- [AIM OF THE EXERCISE]: Leave out all pictures. Return exactly the lines from the top of the material through the line containing "var yTicks = [30, 35, 40, 45, 50];".

** BEGIN **

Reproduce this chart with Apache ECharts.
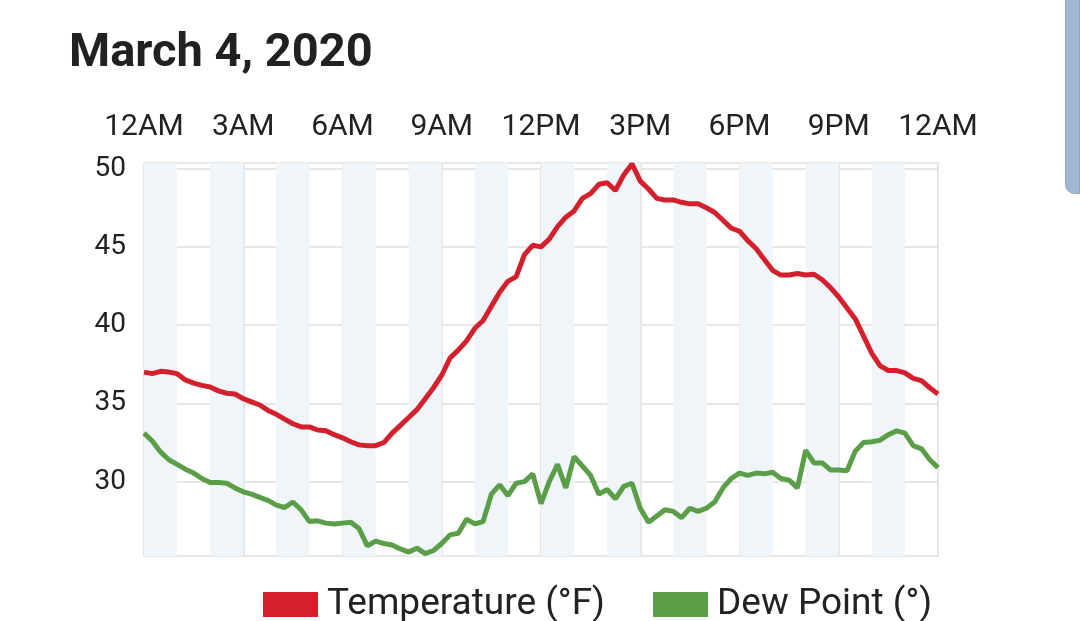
<!DOCTYPE html>
<html>
<head>
<meta charset="utf-8">
<script src="https://cdn.jsdelivr.net/npm/echarts@6/dist/echarts.min.js"></script>
<style>
  html, body { margin: 0; padding: 0; background: #fff; }
  #chart { width: 1080px; height: 621px; }
</style>
</head>
<body>
<div id="chart"></div>
<script>
// readings every 15 minutes, hours since midnight
var hours = [];
for (var i = 0; i <= 96; i++) hours.push(i / 4);

var hourLabels = ["12AM", "3AM", "6AM", "9AM", "12PM", "3PM", "6PM", "9PM", "12AM"];
var yTicks = [30, 35, 40, 45, 50];

var temperature = [
  37.0, 36.9, 37.05, 37.0, 36.9, 36.5, 36.3, 36.15,
  36.05, 35.8, 35.65, 35.6, 35.3, 35.1, 34.9, 34.55,
  34.3, 34.0, 33.7, 33.5, 33.5, 33.3, 33.25, 33.0,
  32.8, 32.55, 32.35, 32.3, 32.3, 32.5, 33.1, 33.6,
  34.1, 34.6, 35.3, 36.0, 36.8, 37.9, 38.4, 39.0,
  39.8, 40.3, 41.2, 42.1, 42.8, 43.1, 44.5, 45.1,
  45.0, 45.5, 46.3, 46.9, 47.3, 48.1, 48.4, 49.0,
  49.1, 48.6, 49.6, 50.3, 49.2, 48.7, 48.1, 48.0,
  48.0, 47.85, 47.75, 47.75, 47.5, 47.2, 46.7, 46.2,
  46.0, 45.4, 44.9, 44.2, 43.5, 43.2, 43.2, 43.3,
  43.2, 43.25, 42.9, 42.4, 41.8, 41.1, 40.4, 39.3,
  38.2, 37.4, 37.1, 37.1, 36.95, 36.6, 36.45, 36.0,
  35.6
];

var dewPoint = [
  33.1, 32.6, 31.9, 31.4, 31.1, 30.8, 30.55, 30.2,
  29.95, 29.95, 29.9, 29.6, 29.35, 29.2, 29.0, 28.8,
  28.5, 28.35, 28.7, 28.2, 27.45, 27.5, 27.35, 27.3,
  27.35, 27.4, 27.0, 25.9, 26.2, 26.05, 25.95, 25.7,
  25.5, 25.75, 25.4, 25.6, 26.05, 26.6, 26.7, 27.6,
  27.3, 27.45, 29.2, 29.8, 29.1, 29.9, 30.0, 30.5,
  28.6, 30.0, 31.1, 29.6, 31.6, 31.0, 30.4, 29.2,
  29.5, 28.9, 29.7, 29.9, 28.3, 27.4, 27.8, 28.2,
  28.1, 27.7, 28.3, 28.1, 28.3, 28.7, 29.6, 30.2,
  30.55, 30.4, 30.55, 30.5, 30.6, 30.2, 30.1, 29.6,
  32.0, 31.2, 31.2, 30.75, 30.75, 30.7, 31.95, 32.5,
  32.55, 32.65, 33.0, 33.25, 33.1, 32.3, 32.1, 31.4,
  30.9
];

function pairs(vals) {
  return hours.map(function (h, i) { return [h, vals[i]]; });
}

var chart = echarts.init(document.getElementById("chart"));
var fontFamily = "Roboto, 'Noto Sans', sans-serif";

chart.setOption({
  backgroundColor: "#fff",
  animation: false,
  textStyle: { fontFamily: fontFamily },
  title: {
    text: "March 4, 2020",
    left: 64,
    top: 26,
    textStyle: { fontSize: 47, fontWeight: "bold", color: "#212121", fontFamily: fontFamily }
  },
  legend: {
    top: 581,
    left: 258,
    icon: "rect",
    itemWidth: 55,
    itemHeight: 25,
    itemGap: 48,
    textStyle: { fontSize: 37, color: "#222", fontFamily: fontFamily, padding: [0, 0, 0, 4] },
    data: ["Temperature (°F)", "Dew Point (°)"]
  },
  grid: {
    left: 144,
    right: 142,
    top: 163,
    bottom: 65,
    show: true,
    borderColor: "#e6e6e6",
    borderWidth: 2,
    backgroundColor: "transparent"
  },
  xAxis: [
    {
      type: "value",
      position: "top",
      min: 0,
      max: 24,
      interval: 3,
      axisLine: { show: false },
      axisTick: { show: false },
      axisLabel: {
        margin: 21,
        fontSize: 30,
        color: "#222",
        formatter: function (v) { return hourLabels[v / 3]; }
      },
      splitLine: { show: true, lineStyle: { color: "#e6e6e6", width: 2 } }
    },
    {
      // hourly shading behind the lines
      type: "value",
      position: "bottom",
      min: 0,
      max: 24,
      interval: 1,
      axisLine: { show: false },
      axisTick: { show: false },
      axisLabel: { show: false },
      splitLine: { show: false },
      splitArea: { show: true, areaStyle: { color: ["#f0f5fa", "rgba(255,255,255,0)"] } }
    }
  ],
  yAxis: {
    type: "value",
    min: 25.25,
    max: 50.36,
    axisLine: { show: false },
    axisTick: { show: false, customValues: yTicks },
    axisLabel: { margin: 18, fontSize: 28, color: "#222", customValues: yTicks },
    splitLine: { show: true, lineStyle: { color: "#e6e6e6", width: 2 } }
  },
  series: [
    {
      name: "Temperature (°F)",
      type: "line",
      xAxisIndex: 0,
      data: pairs(temperature),
      showSymbol: false,
      color: "#d4202c",
      lineStyle: { width: 5, color: "#d4202c" },
      z: 3
    },
    {
      name: "Dew Point (°)",
      type: "line",
      xAxisIndex: 0,
      data: pairs(dewPoint),
      showSymbol: false,
      color: "#5b9e48",
      lineStyle: { width: 5, color: "#5b9e48" },
      z: 3
    }
  ],
  graphic: [
    {
      type: "rect",
      right: 0,
      top: -10,
      shape: { width: 14, height: 203, r: [0, 0, 0, 9] },
      style: { fill: "#9fb8d0", stroke: "#93a9bd", lineWidth: 1 }
    }
  ]
});
</script>
</body>
</html>
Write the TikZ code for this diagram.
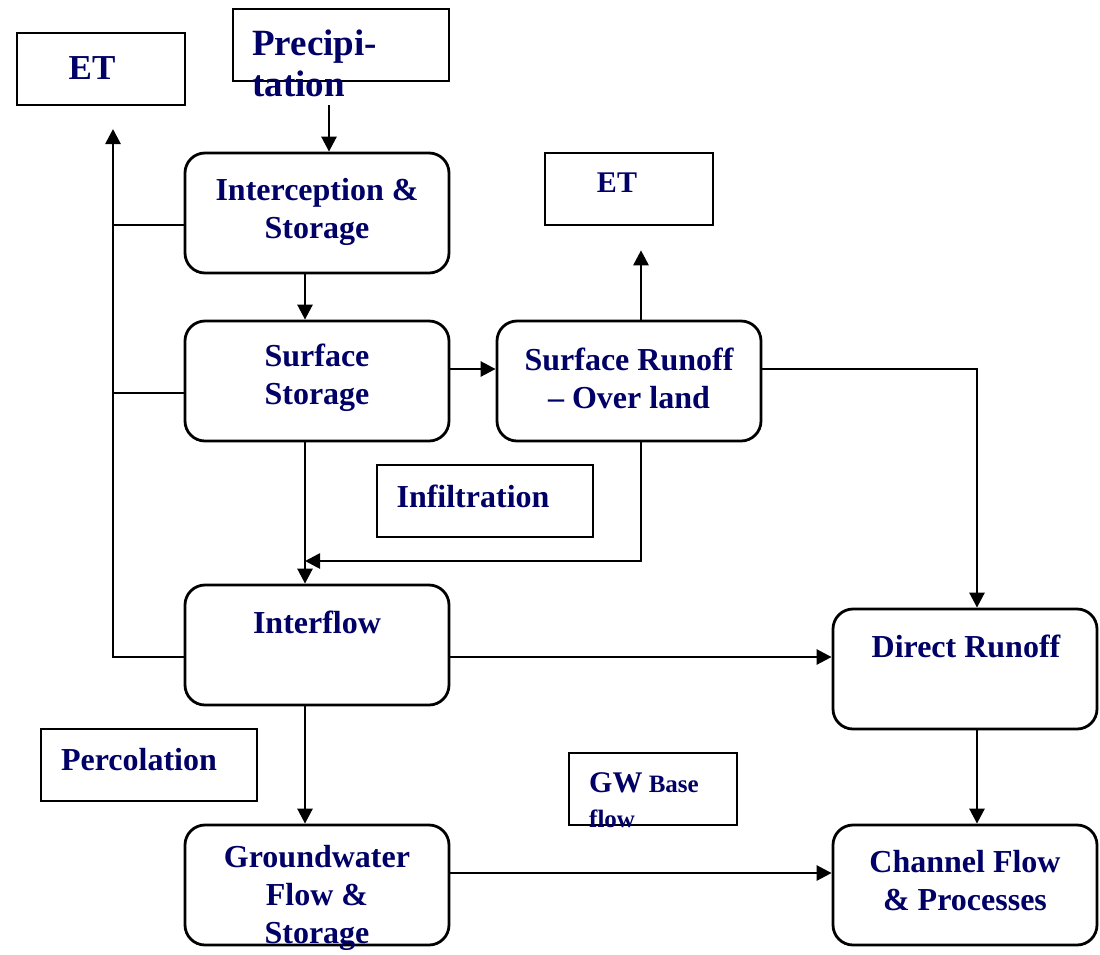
\documentclass[tikz,border=0pt]{standalone}
\usepackage{fontspec}
\setmainfont{Liberation Serif}
\usetikzlibrary{arrows.meta}
\definecolor{navy}{RGB}{0,0,102}
\begin{document}
\begin{tikzpicture}[x=1pt,y=-1pt,
  sqbox/.style={draw=black,line width=2.6pt,inner sep=0pt},
  rbox/.style={draw=black,line width=2.8pt,rounded corners=20pt,inner sep=0pt,
    minimum width=264pt,minimum height=120pt},
  txt/.style={text=navy,font=\bfseries\fontsize{32}{38}\selectfont,align=center,inner sep=0pt},
  flow/.style={-{Triangle[length=15pt,width=15pt]},line width=2.7pt,draw=black},
  tie/.style={line width=2.7pt,draw=black}
]
  \useasboundingbox (0,0) rectangle (1100,954);
  % boxes
  \node[sqbox,minimum width=168pt,minimum height=72pt] (et1) at (101,69) {};
  \node[sqbox,minimum width=216pt,minimum height=72pt] (precip) at (341,45) {};
  \node[sqbox,minimum width=168pt,minimum height=72pt] (et2) at (629,189) {};
  \node[sqbox,minimum width=216pt,minimum height=72pt] (infil) at (485,501) {};
  \node[sqbox,minimum width=216pt,minimum height=72pt] (perc) at (149,765) {};
  \node[sqbox,minimum width=168pt,minimum height=72pt] (gwbase) at (653,789) {};
  \node[rbox] (interc) at (317,213) {};
  \node[rbox] (surf) at (317,381) {};
  \node[rbox] (runoff) at (629,381) {};
  \node[rbox] (inter) at (317,645) {};
  \node[rbox] (direct) at (965,669) {};
  \node[rbox] (gw) at (317,885) {};
  \node[rbox] (chan) at (965,885) {};
  % texts
  \node[txt,font=\bfseries\fontsize{35}{40}\selectfont] (t-et1) at (92,68) {ET};
  \node[txt,font=\bfseries\fontsize{37}{41}\selectfont,align=left,anchor=north west] (t-precip) at (252,30) {Precipi-\\tation};
  \node[txt,font=\bfseries\fontsize{30}{36}\selectfont] (t-et2) at (617,183) {ET};
  \node[txt] (t-infil) at (473,496) {Infiltration};
  \node[txt] (t-perc) at (139,760) {Percolation};
  \node[txt,align=left,anchor=north west,font=\bfseries\fontsize{25}{35}\selectfont] (t-gwbase) at (589,772)
    {{\fontsize{30}{35}\selectfont GW} Base\\flow};
  \node[txt] (t-interc) at (317,212) {Interception \&\\Storage};
  \node[txt] (t-surf) at (317,378) {Surface\\Storage};
  \node[txt] (t-runoff) at (629,378) {Surface Runoff\\– Over land};
  \node[txt] (t-inter) at (317,622) {Interflow};
  \node[txt] (t-direct) at (966,646) {Direct Runoff};
  \node[txt] (t-gw) at (317,898) {Groundwater\\Flow \&\\Storage};
  \node[txt] (t-chan) at (965,881) {Channel Flow\\\& Processes};
  % connectors
  \coordinate (pin) at (329,105);
  \coordinate (etup) at (113,129);
  \coordinate (join) at (305,561);
  \draw[flow] (pin) -- (pin |- interc.north);
  \draw[flow] ([xshift=-12pt]interc.south) -- ([xshift=-12pt]surf.north);
  \draw[flow] ([yshift=12pt]surf.east) -- ([yshift=12pt]runoff.west);
  \draw[flow] ([xshift=12pt]runoff.north) -- ([xshift=12pt,yshift=-24pt]et2.south);
  \draw[flow] ([yshift=12pt]runoff.east) -| ([xshift=12pt]direct.north);
  \draw[flow] ([xshift=12pt]runoff.south) |- (join);
  \draw[flow] ([xshift=-12pt]surf.south) -- ([xshift=-12pt]inter.north);
  \draw[flow] ([yshift=-12pt]inter.east) -- ([yshift=-12pt]inter.east -| direct.west);
  \draw[flow] ([xshift=-12pt]inter.south) -- ([xshift=-12pt]gw.north);
  \draw[flow] ([yshift=12pt]gw.east) -- ([yshift=12pt]chan.west);
  \draw[flow] ([xshift=12pt]direct.south) -- ([xshift=12pt]chan.north);
  \draw[flow] ([yshift=-12pt]inter.west) -| (etup);
  \draw[tie] ([yshift=-12pt]interc.west) -- ([yshift=-12pt]interc.west -| etup);
  \draw[tie] ([yshift=-12pt]surf.west) -- ([yshift=-12pt]surf.west -| etup);
\end{tikzpicture}
\end{document}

** END **

- [REPLY TO THE TASK]:
Reproduce this chart with Apache ECharts.
<!DOCTYPE html>
<html>
<head>
<meta charset="utf-8">
<script src="https://cdn.jsdelivr.net/npm/echarts@6/dist/echarts.min.js"></script>
<style>
  html, body { margin: 0; padding: 0; background: #fff; }
  #chart { width: 1080px; height: 621px; }
</style>
</head>
<body>
<div id="chart"></div>
<script>
// readings every 15 minutes, hours since midnight
var hours = [];
for (var i = 0; i <= 96; i++) hours.push(i / 4);

var hourLabels = ["12AM", "3AM", "6AM", "9AM", "12PM", "3PM", "6PM", "9PM", "12AM"];
var yTicks = [30, 35, 40, 45, 50];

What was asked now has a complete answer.